After racing all of these different categories in 4 different continents over 10 years, I jumped into a ROK Shifter to race the final round of the Motomaster Ron Fellows Karting Championship with Professional Racing Ontario (PRO) and here’s my story on why I did it!
As any driver knows, dealing with the politics and financial aspect of racing can really put a cramp on the drive to pursue it. Since I have been in a bit of a lull finding sponsorship to race cars, the idea came to me to go back to my roots and work in the industry that made me fall in love with the sport of racing!
Having worked a couple instructing programs with Curtis Fox and Darryl Timmers, the idea of working with PRO was an easy choice. Coincidentally, Curtis and Darryl were in the position to expand their team and brought me on as their new data analyst or “data guy” and driver coach to help their team on the technical side. I do anything from track walks, to reading data, visual coaching, onboard video analysis, and even some mental coaching.
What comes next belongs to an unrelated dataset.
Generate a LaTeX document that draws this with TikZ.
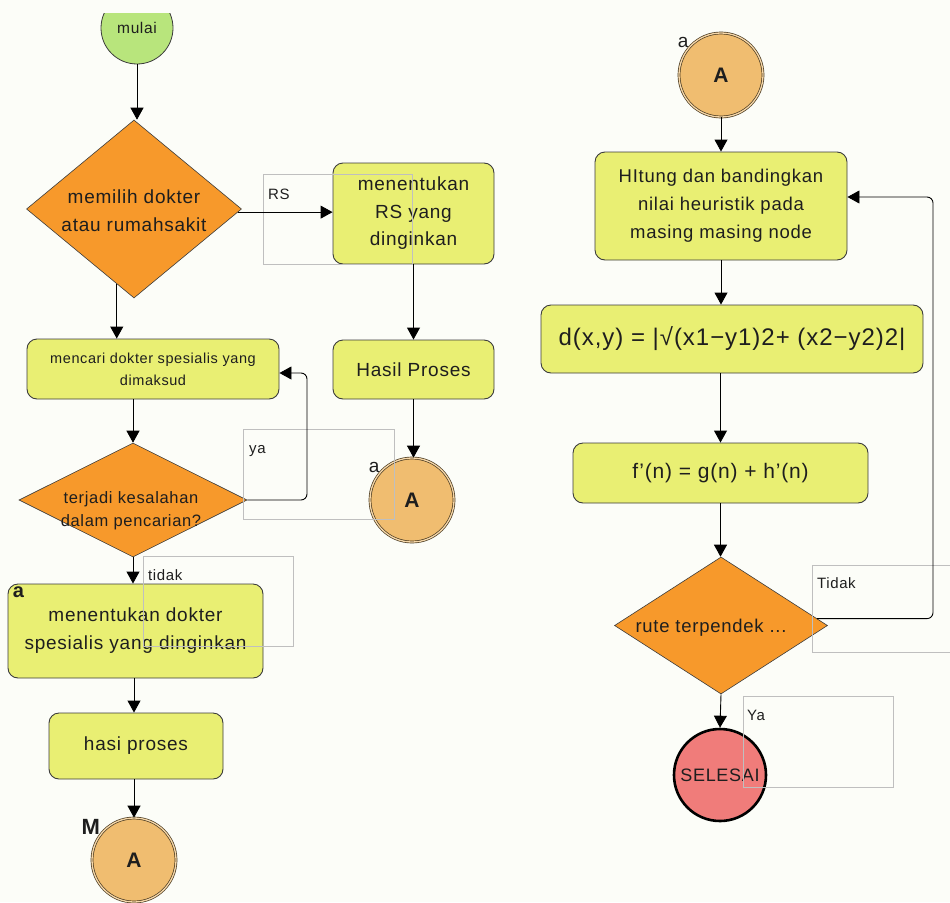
\documentclass[tikz,border=0pt]{standalone}
\usepackage{fontspec}
\setmainfont{Liberation Sans}[LetterSpace=4]
\usetikzlibrary{shapes.geometric,arrows.meta,calc}
\definecolor{bg}{HTML}{FCFDF8}
\definecolor{boxy}{HTML}{E9EF73}
\definecolor{dorange}{HTML}{F7992B}
\definecolor{cono}{HTML}{F0BD70}
\definecolor{conline}{HTML}{4A3A20}
\definecolor{startg}{HTML}{B8E57C}
\definecolor{endr}{HTML}{F07C7A}
\definecolor{edge}{HTML}{3C3C3C}
\definecolor{txt}{HTML}{1E1E1E}
\newcommand{\fs}[2]{\fontsize{#1}{#2}\selectfont}
\begin{document}
\begin{tikzpicture}[x=1pt,y=-1pt,
 proc/.style={rectangle, rounded corners=10pt, draw=edge, line width=0.9pt, fill=boxy, inner sep=0pt, align=center, text=txt},
 dec/.style={diamond, draw=edge, line width=0.6pt, fill=dorange, inner sep=0pt},
 dtxt/.style={align=center, text=txt, inner sep=0pt},
 conn/.style={circle, draw=conline, double=cono!60!white, double distance=1.3pt, line width=0.7pt, fill=cono, inner sep=0pt, minimum size=84pt, text=txt, font=\fs{21}{21}\bfseries},
 arr/.style={draw=black, line width=0.9pt, -{Triangle[width=13pt,length=12pt]}},
 lbox/.style={rectangle, draw=gray!50, line width=0.6pt, anchor=north west, inner sep=0pt},
 ltxt/.style={anchor=base west, font=\fs{15}{15}, text=txt, inner sep=0pt},
 clbl/.style={inner sep=0pt, text=txt, font=\fs{19}{19}},
]
\fill[bg] (0,0) rectangle (950,902);
\useasboundingbox (0,0) rectangle (950,902);

% left column
\begin{scope}
\clip (0,13) rectangle (950,902);
\node[circle, draw=edge, line width=0.8pt, fill=startg, minimum size=72pt, inner sep=0pt, font=\fs{15.5}{15.5}, text=txt] (m) at (137,28) {mulai};
\end{scope}

\node[dec, minimum width=215pt, minimum height=178pt,
  label={[dtxt, font=\fs{19}{28}, yshift=-2pt]center:memilih dokter\\atau rumahsakit}] (d1) at (134,209) {};
\node[proc, minimum width=161pt, minimum height=101pt, font=\fs{19}{27.5}] (rs) at (413.5,213.5) {menentukan\\RS yang\\dinginkan};
\node[proc, minimum width=161pt, minimum height=59pt, font=\fs{19}{19}] (hp) at (413.5,369.5) {Hasil Proses};
\node[conn, label={[clbl]140:a}] (ca) at (412,500) {\raisebox{-7pt}{A}};

\node[proc, minimum width=252pt, minimum height=60pt, font=\fs{14.5}{22}] (b2) at (153,369) {mencari dokter spesialis yang\\dimaksud};
\node[dec, minimum width=228pt, minimum height=114pt,
  label={[dtxt, font=\fs{16.5}{23}, yshift=-11pt, xshift=-2pt]center:terjadi kesalahan\\dalam pencarian?}] (d2) at (133,500) {};
\node[proc, minimum width=255pt, minimum height=94pt, font=\fs{19}{28},
  label={[anchor=north west, inner sep=0pt, font=\fs{20}{20}\bfseries, text=txt, xshift=5pt, yshift=-3pt]north west:a}] (b3) at (135.5,631) {menentukan dokter\\spesialis yang dinginkan};
\node[proc, minimum width=174pt, minimum height=66pt, font=\fs{19}{19}] (b4) at (136,746) {hasi proses};
\node[conn, label={[clbl, font=\fs{22}{22}\bfseries]143:M}] (cm) at (134,860) {\raisebox{-7pt}{A}};

% right column
\node[conn, label={[clbl]140:a}] (ca2) at (721,75) {\raisebox{-7pt}{A}};
\node[proc, minimum width=252pt, minimum height=108pt, font=\fs{18.5}{28}] (b5) at (721,206) {HItung dan bandingkan\\nilai heuristik pada\\masing masing node};
\node[proc, minimum width=382pt, minimum height=68pt, font=\fs{24}{24}] (b6) at (732,339) {d(x,y) = |√(x1−y1)2+ (x2−y2)2|};
\node[proc, minimum width=295pt, minimum height=60pt, font=\fs{21}{21}] (b7) at (720.5,473) {f’(n) = g(n) + h’(n)};
\node[dec, minimum width=213pt, minimum height=137pt,
  label={[dtxt, font=\fs{18.5}{18.5}, xshift=-10pt, yshift=-2pt]center:rute terpendek ...}] (d3) at (721,625.5) {};
\node[circle, draw=black, line width=2.6pt, fill=endr, minimum size=92pt, inner sep=0pt, font=\fs{18}{18}, text=txt] (se) at (720,775) {SELESAI};

% label boxes (drawn over the shapes, as in the reference)
\node[lbox, minimum width=149pt, minimum height=90pt] (lrs) at (263,174) {};
\node[lbox, minimum width=151pt, minimum height=90pt] (lya) at (243,429) {};
\node[lbox, minimum width=150pt, minimum height=90pt] (ltd) at (143,556) {};
\node[lbox, minimum width=150pt, minimum height=87pt] (lTd) at (812,565) {};
\node[lbox, minimum width=150pt, minimum height=91pt] (lYa) at (743,696) {};

% label texts
\node[ltxt] (tRS) at ($(lrs.north west)+(5,25)$) {RS};
\node[ltxt] (tya) at ($(lya.north west)+(6,24)$) {ya};
\node[ltxt] (ttd) at ($(ltd.north west)+(5,24)$) {tidak};
\node[ltxt] (tTd) at ($(lTd.north west)+(5,23)$) {Tidak};
\node[ltxt] (tYa) at ($(lYa.north west)+(4,24)$) {Ya};

% connectors
\coordinate (k2) at (307,373);
\coordinate (k3) at (933,197);
\draw[arr] (m.south) -- (m.south |- d1.north);
\draw[arr] ($(d1.east)!0.035!(d1.south)$) coordinate (s2) -- (s2 -| rs.west);
\draw[arr] (rs.south) -- (hp.north);
\draw[arr] (hp.south) -- (hp.south |- ca.north);
\draw[arr] ($(d1.south)!0.16!(d1.west)$) coordinate (s1) -- (s1 |- b2.north);
\draw[arr] (d2.north |- b2.south) -- (d2.north);
\draw[arr, rounded corners=6pt] (d2.east) -- (d2.east -| k2) -- (k2) -- (k2 -| b2.east);
\draw[arr] (d2.south) -- (d2.south |- b3.north);
\draw[arr] (b3.south -| cm) -- (cm |- b4.north);
\draw[arr] (b4.south -| cm) -- (cm.north);

\draw[arr] (ca2.south) -- (ca2.south |- b5.north);
\draw[arr] (b5.south) -- (b5.south |- b6.north);
\draw[arr] (b6.south -| b7.north) -- (b7.north);
\draw[arr] (b7.south) -- (b7.south |- d3.north);
\draw[arr] (d3.south) -- (se.north);
\draw[arr, rounded corners=6pt] ($(d3.east)!0.1!(d3.north)$) coordinate (s3) -- (s3 -| k3) -- (k3) -- (k3 -| b5.east);
\end{tikzpicture}
\end{document}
On a few occasions, I even got my hands a little dirty working on the karts, which is a rare sight for data guy let me tell you.
Essentially, whatever my racing career has taught me over the last 20 years, I have brought to the table to help the next generation of racers!
It has definitely been an adjustment to work with kids and teen racers with such a raw and unpolished passion to compete. Usually the drivers I have coached in the past have either been successful drivers or gentlemen drivers with zero track experience. Karters are a rare breed, in that in most cases they don’t have much experience driving anything let alone how to do it ‘properly’, yet they can still throw an oversteering go-kart into a corner at the blink of an eye and have no explanation for how this happened, it really is a fascinating phenomenon. No ‘think’ just ‘do’.
Now-a-days, so much technology has come into the sport, mostly with the data acquisition. Twelve years ago we just started introducing data at the tail end of my karting career, but it wasn’t consistent nor reliable so I never used it. All of the information we can pick up in this day and age, can be so confusing to younger drivers. I must say, one of my biggest challenges was keeping multiple eight year-olds still long enough to look at a screen they don’t care about and tell them exactly where they’re losing one-second a lap before they want to run off to get french fries or start playing with whatever was closest to them.
I really don’t blame them because the graphs we can get can be confusing and seem like schoolwork, but little do they know the GPS quality is better than what I used in F3.